Delineating Catalyst Deactivation Mechanisms in Electrocatalytic Glycerol Oxidation toward Biodiesel Wastewater/CO2 Co-valorization

Biodiesel plays a key role in achieving economy-wide decarbonization but its production discharges significant amounts of CO2 and glycerol-laden wastewater. Given the increasing abundance of biodiesel wastewater and low redox potential of glycerol, coupling the glycerol oxidation reaction (GOR) with CO2 electrolysis has emerged as an attractive strategy to achieve sustainable wastewater management, CO2 utilization, and green chemical synthesis in a single unit process.

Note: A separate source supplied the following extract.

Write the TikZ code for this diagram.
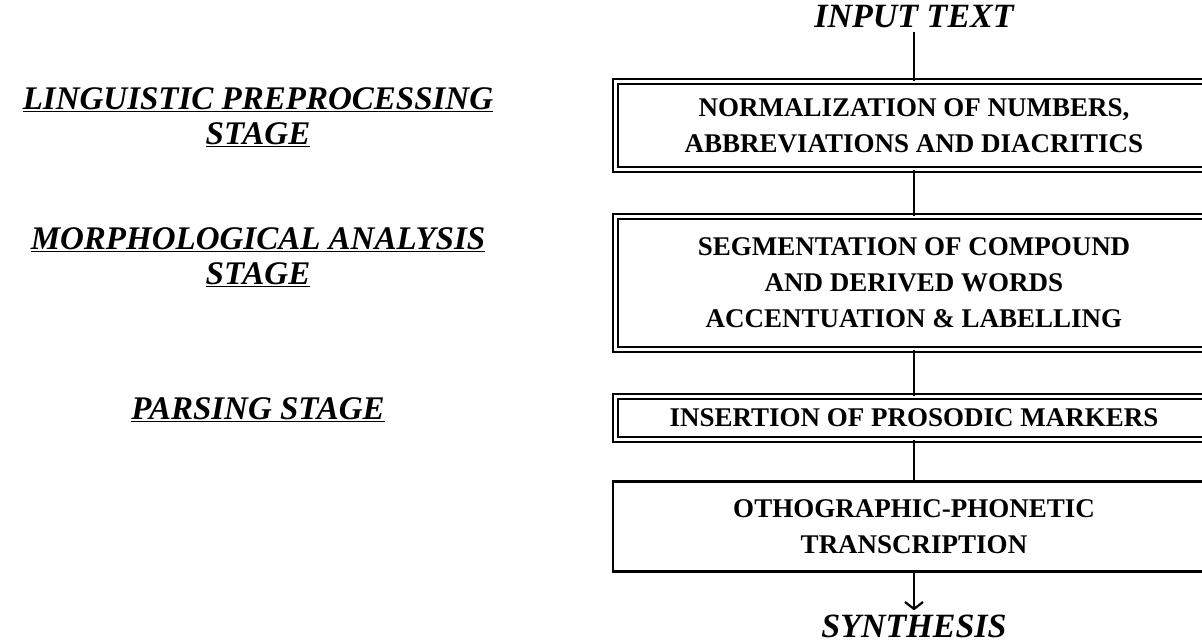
\documentclass[tikz,border=0pt]{standalone}
\usepackage{fontspec}
\setmainfont{Liberation Serif}
\usetikzlibrary{arrows.meta}

\tikzset{
  stagelabel/.style={font=\fontsize{33}{35}\selectfont\bfseries\itshape, align=center, inner sep=0pt},
  endlabel/.style={font=\fontsize{34}{35}\selectfont\bfseries\itshape, inner xsep=0pt, inner ysep=4pt},
  stepbox/.style={draw, double, line width=1.9pt, double distance=2.4pt, minimum width=597pt,
    font=\fontsize{27}{36}\selectfont\bfseries, align=center, inner sep=0pt},
  lastbox/.style={draw, line width=2.6pt, minimum width=602pt,
    font=\fontsize{27}{36}\selectfont\bfseries, align=center, inner sep=0pt},
  flow/.style={line width=2pt}
}

\begin{document}
\begin{tikzpicture}[x=1pt, y=-1pt]
    \useasboundingbox (0,0) rectangle (1202,643);
    \clip (0,0) rectangle (1202,643);

    \node (linguistic-label) at (258,117) [stagelabel] {\underline{LINGUISTIC PREPROCESSING}\\\underline{STAGE}};
    \node (morphological-label) at (258,257) [stagelabel] {\underline{MORPHOLOGICAL ANALYSIS}\\\underline{STAGE}};
    \node (parsing-label) at (258,410) [stagelabel] {\underline{PARSING STAGE}};

    \node (input-text) at (914,17) [endlabel] {INPUT TEXT};

    \node (normalization-box) at (914,125.5) [stepbox, minimum height=88pt] {NORMALIZATION OF NUMBERS,\\ABBREVIATIONS AND DIACRITICS};
    \node (segmentation-box) at (914,283) [stepbox, minimum height=133pt] {SEGMENTATION OF COMPOUND\\AND DERIVED WORDS\\ACCENTUATION \& LABELLING};
    \node (prosodic-box) at (914,418) [stepbox, minimum height=43pt] {INSERTION OF PROSODIC MARKERS};
    \node (transcription-box) at (914,526.5) [lastbox, minimum height=90pt] {OTHOGRAPHIC-PHONETIC\\TRANSCRIPTION};

    \node (synthesis) at (914,626) [endlabel] {SYNTHESIS};

    \draw [flow] (input-text) -- (normalization-box);
    \draw [flow] (normalization-box) -- (segmentation-box);
    \draw [flow] (segmentation-box) -- (prosodic-box);
    \draw [flow] (prosodic-box) -- (transcription-box);
    \draw [flow, -{Straight Barb[length=7pt, width=18pt, line width=2.2pt]}] (transcription-box) -- (synthesis);
  \end{tikzpicture}
\end{document}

Despite the need for highly stable catalysts, few studies have examined electrocatalyst deactivation in environmental waste streams. Here, we present a first-of-a-kind diagnostic study that investigates nickel (Ni) catalyst stability during the GOR in synthetic biodiesel wastewaters. A current decline of 99.7% was observed within 24 h of operation. This coincided with an 80% decrease in surface active Ni(II)/Ni(III) concentrations, 190-fold increases in interfacial impedance, and the appearance of electrode C-bonds that suggested surface coverage by GOR reactants and intermediates was likely a main contributor to loss in catalytic activity. Analyses in more complex electrolytes containing methanol and oleate suggested the emergence of distinct deactivation mechanisms through restricted NiOOH formation. Altogether, this study details several previously unreported catalyst deactivation mechanisms. These findings can ultimately help inform future catalyst design toward more practical and sustainable waste valorization.